Despite continued protests from trade unions and politicians, Ford's Browns Lane Jaguar plant in Coventry, UK looks set to close as the firm battles to control its cost base. Yet with difficult trading conditions blighting the industry at present, in the US particularly, the company has little choice but to take decisive action.

While the luxury car market boasts fewer competitors, the trading environment is no less cut throat than that of the volume segment. Key competitors, including BMW and Mercedes-Benz, are performing well at present and providing significant competition in the marketplace. Jaguar, meanwhile, is struggling by comparison, especially in the US - the most important overseas market for all three players.

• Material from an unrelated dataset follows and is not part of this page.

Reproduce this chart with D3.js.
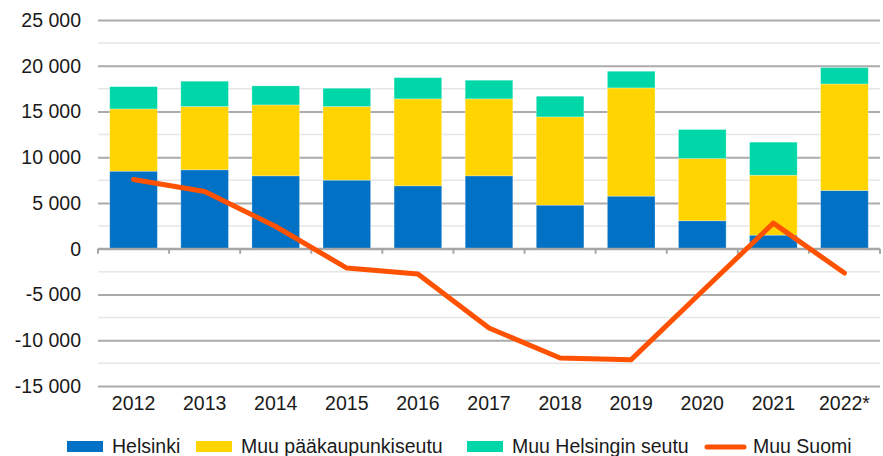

Jaguar's problems earlier in the year meant that its overall sales target was cut from 200,000 vehicle sales a year to 120,000 sales for 2004. This in turn led to the company's decision to close its plant in Coventry. Chairman and chief executive Joe Greenwell argued in an interview with the Financial Times that the operation in Coventry had become "unsustainable" given the current sales volume that Jaguar expects to reach. Given current predictions, Greenwell is expecting the company to break even by 2007.

The closure of the Coventry plant is still being debated: unions argue that a business case for its closure has still not been presented. It is unlikely, however, that Greenwell will be able to keep it open considering the current sales projections and the expected losses in the future.

It is also unlikely that his bosses at Ford will look favourably on keeping Coventry going as the company tries desperately to reach profitability for its luxury marques. Ford has indicated that its luxury marques are expected to make a profit of $US2.3 billion by 2006 - a landmark it will find tough to reach if Jaguar continues on its current path.

It seems unlikely that union leaders will find a compromise that is acceptable to Ford management, given that the major problem is that Jaguar is not selling enough cars. With few other viable options apparent, Jaguar is right to take stringent if unpopular remedial action.